Venice was flooded the morning I arrived, thanks to the rain and the sea burdened with cruise ships bearing thousands of Chinese tourists. Venice was Byron’s “city of the heart, rising from the sea like water columns.” I could see the connection. There was water everywhere. Gondolas passed through narrow waterways, but as I watched them disappear under the Pontei dei Ssospiri, the bridge that connected the Prisons to the interrogation chamber in Doge’s Palace, Venice’s most famous landmarks, Byron came to mind. It was who had named it The Bridge of Sighs. He said thus –

I stood in Venice on the Bridge of Sighs
A palace and a prison at each end…

Venice
The bridge of Sighs as named by lord Byron

Byron invented the name because, he believed the sighs of the condemned would release as they walked towards death, over the bridge, seeing Venice and freedom for the last time.

From the Bridge of Sighs, I made my way to Caffe Florian at Piazzo San Marco, a Byron-favourite and one of Venice’s earliest establishment that served women, a reason for personalities including Goethe, Casanova and later Lord Byron to visit frequently.

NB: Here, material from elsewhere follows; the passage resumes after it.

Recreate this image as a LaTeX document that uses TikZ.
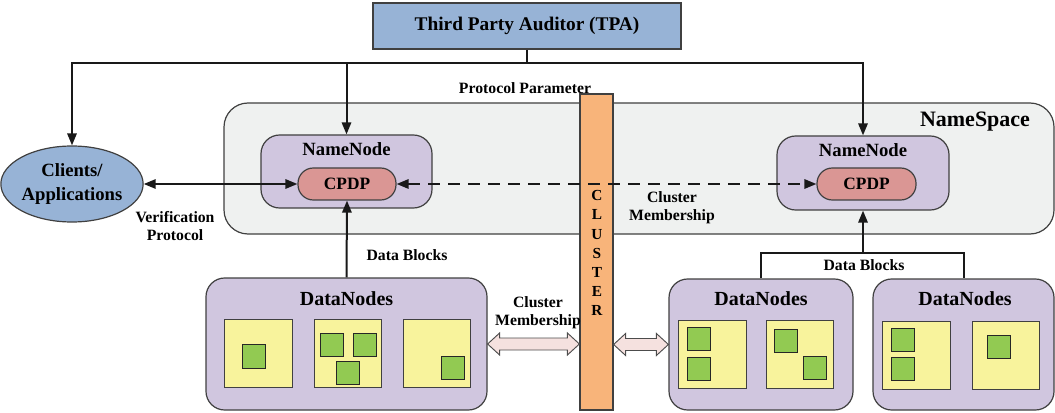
\documentclass[tikz,border=0pt]{standalone}
\usepackage{fontspec}
\setmainfont{Liberation Serif}
\usetikzlibrary{arrows.meta,calc,fit,shapes.geometric}
\definecolor{tpablue}{HTML}{97B3D6}
\definecolor{nsgray}{HTML}{EFF1F0}
\definecolor{lav}{HTML}{D0C6DF}
\definecolor{cpdpred}{HTML}{DA9694}
\definecolor{yel}{HTML}{F8F39C}
\definecolor{grn}{HTML}{92CA52}
\definecolor{barorange}{HTML}{F8B47A}
\definecolor{fatpink}{HTML}{F5E1DF}
\newcommand{\fatarrow}[2]{%
  \filldraw[fatarr] (#1) -- ($(#1)+(12,-11)$) -- ($(#1)+(12,-6)$) -- ($(#2)+(-12,-6)$) -- ($(#2)+(-12,-11)$) -- (#2)
   -- ($(#2)+(-12,11)$) -- ($(#2)+(-12,6)$) -- ($(#1)+(12,6)$) -- ($(#1)+(12,11)$) -- cycle;}
\begin{document}
\begin{tikzpicture}[x=0.75pt,y=-0.75pt,
  box/.style={draw=black!75, line width=0.9pt, inner sep=0pt},
  tpabox/.style={box, fill=tpablue},
  nsbox/.style={box, fill=nsgray, rounded corners=18pt},
  nnbox/.style={box, fill=lav, rounded corners=14pt},
  cpdpbox/.style={box, fill=cpdpred, rounded corners=11.5pt},
  barbox/.style={box, fill=barorange},
  yelsq/.style={draw=black!75, line width=0.7pt, fill=yel},
  grnsq/.style={draw=black!85, line width=0.7pt, fill=grn},
  fatarr/.style={draw=black!70, line width=0.7pt, fill=fatpink},
  conn/.style={line width=1.5pt, draw=black!90},
  arr/.style={conn, -{Triangle[length=9pt,width=7pt]}},
  darr/.style={conn, {Triangle[length=9pt,width=7pt]}-{Triangle[length=9pt,width=7pt]}},
  lbl/.style={font=\bfseries\fontsize{11.8}{13.8}\selectfont, align=center, inner sep=0pt},
  title/.style={font=\bfseries\fontsize{14}{16}\selectfont, inner sep=0pt},
  cpdptxt/.style={font=\bfseries\fontsize{13}{15}\selectfont, inner sep=0pt},
  dntitle/.style={font=\bfseries\fontsize{15}{17}\selectfont, inner sep=0pt}
]
\useasboundingbox (0,0) rectangle (1055,413);

% TPA
\node[tpabox, fit={(373,3)(681,49)}] (tpa) {};
\node[font=\bfseries\fontsize{14.5}{17}\selectfont, inner sep=0pt] (tpat) at (tpa.center) {Third Party Auditor (TPA)};

% NameSpace
\node[nsbox, fit={(224,103)(1054,234)}] (ns) {};
\node[font=\bfseries\fontsize{16.5}{19}\selectfont, inner sep=0pt] (nstitle) at (975,122) {NameSpace};

% NameNodes
\node[nnbox, fit={(261,135)(432,208)}] (nnL) {};
\node[title] (nnLt) at (346.5,149) {NameNode};
\node[cpdpbox, fit={(298,168)(396,200)}] (cpdpL) {};
\node[cpdptxt] (cpdpLt) at (cpdpL.center) {CPDP};
\node[nnbox, fit={(777,136)(949,210)}] (nnR) {};
\node[title] (nnRt) at (863,150) {NameNode};
\node[cpdpbox, fit={(817,168)(916,200)}] (cpdpR) {};
\node[cpdptxt] (cpdpRt) at (cpdpR.center) {CPDP};

% Clients
\node[ellipse, box, fill=tpablue, minimum width=95.5pt, minimum height=57pt, align=center,
      font=\bfseries\fontsize{14}{18}\selectfont] (cl) at (72,184) {Clients/\\Applications};

% Cluster bar
\node[barbox, fit={(580,94)(613,410)}] (bar) {};
\node[font=\bfseries\fontsize{11.5}{14.3}\selectfont, align=center, inner sep=0pt] (bart) at (597,253) {C\\L\\U\\S\\T\\E\\R};

% DataNodes
\node[nnbox, fit={(206,278)(487,410)}] (dnL) {};
\node[dntitle] (dnLt) at (346.5,299) {DataNodes};
\node[nnbox, fit={(669,279)(853,410)}] (dnR1) {};
\node[dntitle] (dnR1t) at (761,299) {DataNodes};
\node[nnbox, fit={(873,279)(1054,410)}] (dnR2) {};
\node[dntitle] (dnR2t) at (965,299) {DataNodes};

% yellow blocks
\draw[yelsq] (224,319) rectangle (292,387);
\draw[yelsq] (314,319) rectangle (381,387);
\draw[yelsq] (403,319) rectangle (470,387);
\draw[yelsq] (678,320) rectangle (746,388);
\draw[yelsq] (766,320) rectangle (833,388);
\draw[yelsq] (882,321) rectangle (950,389);
\draw[yelsq] (972,321) rectangle (1039,389);
% green blocks
\draw[grnsq] (242,344) rectangle (265,368);
\draw[grnsq] (320,333) rectangle (343,356);
\draw[grnsq] (353,333) rectangle (376,356);
\draw[grnsq] (336,361) rectangle (359,384);
\draw[grnsq] (441,356) rectangle (464,379);
\draw[grnsq] (687,327) rectangle (710,350);
\draw[grnsq] (687,357) rectangle (710,380);
\draw[grnsq] (774,329) rectangle (797,352);
\draw[grnsq] (803,356) rectangle (826,379);
\draw[grnsq] (891,328) rectangle (914,351);
\draw[grnsq] (891,357) rectangle (914,380);
\draw[grnsq] (987,335) rectangle (1010,358);

% TPA connectors
\coordinate (junc) at ($(tpa.south)+(0,13)$);
\draw[conn] (tpa.south) -- (junc);
\draw[arr] (junc) -| (cl.north);
\draw[arr] (junc) -| (nnL.north);
\draw[arr] (junc) -| (nnR.north);
\node[lbl] (pp) at (525,88) {Protocol Parameter};

% client <-> CPDP
\draw[darr] (cl.east) -- (cpdpL.west);
\node[lbl] (vp) at (175,226) {Verification\\Protocol};

% dashed CPDP <-> CPDP
\draw[darr, dash pattern=on 9pt off 6pt] (cpdpL.east) -- (cpdpR.west);
\node[lbl] (cm1) at (672,207.5) {Cluster\\Membership};

% Data blocks left
\draw[arr] (dnL.north) -- (cpdpL.south);
\node[lbl] (db1) at (407,255) {Data Blocks};

% Data blocks right
\coordinate (dbj) at (863,253);
\draw[conn] (dnR1.north) |- (dbj) -| (dnR2.north);
\draw[arr] (dbj) -- (nnR.south);
\node[lbl] (db2) at (864,265) {Data Blocks};

% fat arrows
\coordinate (fa1a) at (dnL.east);
\coordinate (fa1b) at (dnL.east -| bar.west);
\fatarrow{fa1a}{fa1b}
\coordinate (fa2a) at (bar.east |- dnR1.west);
\coordinate (fa2b) at (dnR1.west);
\fatarrow{fa2a}{fa2b}
\node[lbl] (cm2) at (538,313) {Cluster\\Membership};
\end{tikzpicture}
\end{document}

Caffé Florian was almost 300 years old and not cheap, but to share the same space with Byron, two centuries apart, was worth it. Caffe Florian mirrored the spirit of intellectuals that visited here and I sipped coffee and relished buttery scones, and soaked up essence of true Venice. I felt extremely lucky. Was it here, at these white marble tables that Lord Byron drank coffee and cocktails and dallied with the ladies? Perhaps so, for it was at Palazzo Mocenigo that Byron, inspired by his romances with women of all social classes, wrote the first songs of Don Juan.

“Wedded she some years, and to a man
Of fifty, and such husbands are in plenty;
And yet, I think, instead of such a ONE
‘Twere better to have TWO of five and twenty…”

Strangely, in Don Juan, Byron also talked of his swim across the Hellespont nine years earlier.

In some ways, in Venice I’d come full circle, although it was in Greece that he died a National Hero. As I left Venice, I decided to put my obsessions to rest. Greece would have to remain off my Byron-map, because I wanted to think of Lord Byron as the eternal traveler and poet, looking for solace, seeking new pastures, his love for men and women growing, the hunted and the hunter of new experiences…he was alive in my heart.